I am in the midst of toweling off Eve, and Greg has just walked out the back door, when our doorbell rings. So I run down the stairs with the naked baby and answer the front door, finding, of course, the church member who is wondering where her pastor is and is he still planning to counsel her and why doesn’t he answer the church doorbell?
 
“He was just here helping me for a second. He should be there now. Try again!” I say in my super-sweet, covering-up-the-insanity-of-my-life voice. (Did I mention what a burden it is to live next to the church?)
 
Finally, I am able to dress the baby, and diaper her, using the now perfectly dry (and green and cheap) diapers from the dryer, and just as I am thinking how nice it might be to have Lydah take that nap after all, I hear a voice from downstairs cry out, “I’m all sticky and wet!”
 
None other than the two-year-old has managed to cover herself with a bowl of canned peaches, which she has sneakily stolen from on top of the kitchen counter.

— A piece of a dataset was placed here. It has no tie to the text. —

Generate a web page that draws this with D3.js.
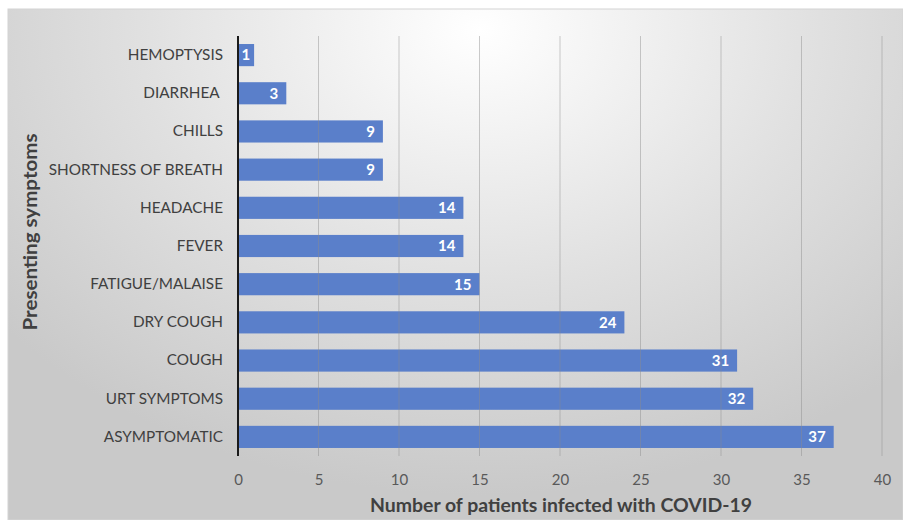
<!DOCTYPE html>
<html>
<head>
<meta charset="utf-8">
<script src="https://cdn.jsdelivr.net/npm/d3@7"></script>
<style>
  html, body { margin: 0; padding: 0; background: #fff; }
  svg { display: block; }
  text { font-family: Lato, "Open Sans", sans-serif; }
</style>
</head>
<body>
<svg id="chart" width="903" height="520"></svg>
<script>
// Presenting symptoms, top to bottom
const symptoms = [
  "HEMOPTYSIS", "DIARRHEA ", "CHILLS", "SHORTNESS OF BREATH", "HEADACHE",
  "FEVER", "FATIGUE/MALAISE", "DRY COUGH", "COUGH", "URT SYMPTOMS", "ASYMPTOMATIC"
];
const patients = [1, 3, 9, 9, 14, 14, 15, 24, 31, 32, 37];
const xTicks = [0, 5, 10, 15, 20, 25, 30, 35, 40];

const data = symptoms.map((s, i) => ({ name: s, value: patients[i] }));

const svg = d3.select("#chart");
const W = 903, H = 520;
const plot = { left: 238, right: 882, top: 36, bottom: 456 };

// Chart area background: soft radial shading
const defs = svg.append("defs");
const grad = defs.append("radialGradient")
  .attr("id", "bg")
  .attr("gradientUnits", "userSpaceOnUse")
  .attr("cx", 480).attr("cy", 30).attr("r", 620)
  .attr("gradientTransform", "translate(480,30) scale(1,0.75) translate(-480,-30)");
grad.append("stop").attr("offset", "0%").attr("stop-color", "#ffffff");
grad.append("stop").attr("offset", "55%").attr("stop-color", "#e0e0e0");
grad.append("stop").attr("offset", "100%").attr("stop-color", "#c9c9c9");

svg.append("rect")
  .attr("x", 8).attr("y", 9)
  .attr("width", W - 8).attr("height", H - 9)
  .attr("fill", "url(#bg)")
  .attr("stroke", "#d4d4d4").attr("stroke-width", 1);

const x = d3.scaleLinear().domain([0, 40]).range([plot.left, plot.right]);
const y = d3.scaleBand()
  .domain(symptoms)
  .range([plot.top, plot.bottom])
  .paddingInner(0.42)
  .paddingOuter(0.21);

// Bars
svg.append("g")
  .selectAll("rect")
  .data(data)
  .join("rect")
  .attr("x", x(0))
  .attr("y", d => y(d.name))
  .attr("width", d => x(d.value) - x(0))
  .attr("height", y.bandwidth())
  .attr("fill", "#5a7fca");

// Vertical gridlines (visible through bars)
svg.append("g")
  .selectAll("line")
  .data(xTicks.filter(t => t > 0))
  .join("line")
  .attr("x1", d => x(d)).attr("x2", d => x(d))
  .attr("y1", plot.top).attr("y2", plot.bottom)
  .attr("stroke", "#8c8c8c")
  .attr("stroke-opacity", 0.45)
  .attr("stroke-width", 1);

// X axis tick labels
const xAxis = d3.axisBottom(x).tickValues(xTicks).tickSize(0).tickPadding(0);
const gx = svg.append("g")
  .attr("transform", `translate(0,${plot.bottom})`)
  .call(xAxis);
gx.select(".domain").remove();
gx.selectAll("text")
  .attr("dy", 0)
  .attr("y", 29)
  .attr("fill", "#595959")
  .style("font-size", "15px");

// Y axis with category labels
const yAxis = d3.axisLeft(y).tickSize(0).tickPadding(15);
const gy = svg.append("g")
  .attr("transform", `translate(${plot.left},0)`)
  .call(yAxis);
gy.select(".domain")
  .attr("stroke", "#1a1a1a")
  .attr("stroke-width", 2)
  .attr("d", `M0,${plot.top}V${plot.bottom}`);
gy.selectAll("text")
  .attr("fill", "#404040")
  .style("font-size", "15.3px")
  .style("white-space", "pre");

// Value labels inside bar ends
svg.append("g")
  .selectAll("text")
  .data(data)
  .join("text")
  .attr("x", d => x(d.value) - (d.value < 2 ? 4 : 8))
  .attr("y", d => y(d.name) + y.bandwidth() / 2)
  .attr("dy", "0.36em")
  .attr("text-anchor", "end")
  .attr("fill", "#ffffff")
  .style("font-size", "15px")
  .style("font-weight", "bold")
  .text(d => d.value);

// Axis titles
svg.append("text")
  .attr("x", 561)
  .attr("y", 512)
  .attr("text-anchor", "middle")
  .attr("fill", "#404040")
  .style("font-size", "19.5px")
  .style("font-weight", "bold")
  .attr("textLength", 382)
  .attr("lengthAdjust", "spacingAndGlyphs")
  .text("Number of patients infected with COVID-19");

svg.append("text")
  .attr("transform", "translate(37,232) rotate(-90)")
  .attr("text-anchor", "middle")
  .attr("fill", "#404040")
  .style("font-size", "19.5px")
  .style("font-weight", "bold")
  .attr("textLength", 197)
  .attr("lengthAdjust", "spacingAndGlyphs")
  .text("Presenting symptoms");
</script>
</body>
</html>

As an aside, I have to say how impressed I am with her physical strength—I didn’t even know she could climb that high. Not so impressive, however, is the horrible mess she has made carrying the bowl from the counter to the living room, and the sticky peach juice that is tangling up her hair and dripping down her neck and all over her clothes.
 
This, considering that I had just finished bathing the sister. This, considering I had just scrubbed and vacuumed all the floors less than twenty-four-hours prior. This, considering I had just changed Lydah’s clothes for the third time that day due to potty-training accidents.
 
All of this considering, I am at the end of my rope, and make the horrible mistake of asking, a bit too loudly, “Why in the world are you eating peaches in the living room?!”
 
Now I am usually very committed to speaking in a respectful tone even in those moments when I want to scream till the shingles peel off. So Lydah’s actions in the next moments are quite reasonable and forgivable. Mostly.
 
Rather than answering my louder-than-usual question, my sweet daughter begins throwing a truly awful tantrum, howling out “No! Mommy, no!” stomping around in the peach juice, and throwing a pillow or two before I send her to time-out in the bathroom.
 
It was about this time that the hour ended, so I will spare you, Mr. Public Dental Health Clerk, all the details of the rest of my idle, unoccupied, unemployed day.
 
But for anyone else out there wondering what payment there is for a job like mine, I will let you in on what happened in the next hour, as I am toweling off Lydah, wiping her tears as she snuggles in my lap. After working to convince her that she can actually stop crying, that I’m not upset anymore, and that everything is just peachy (pun intended), I say, “Lydah, is it okay if I cry now too?”
 
She sits straight up and looks at me and says, “No, Mommy. You can’t cry. Big people don’t cry. Only little people do that.” She hesitates and says, “Well, Daddy can cry. But not you.”
 
We giggle together as I pretend to boo-hoo like a Big Bad Dad, but I think my two-year-old has hit on some truth. We mothers are irreplaceable. Indestructible. Heroic. If Mommy breaks down, the very core of the household is shaken. The little ones will question the worth of their lives. Even the Daddy will be lost in this world of diapers, blankies, and washing machines.
 
Unemployed? Not at all. I may not have the official document to prove it, but I hold the powerful, world-shaping position of Mommy.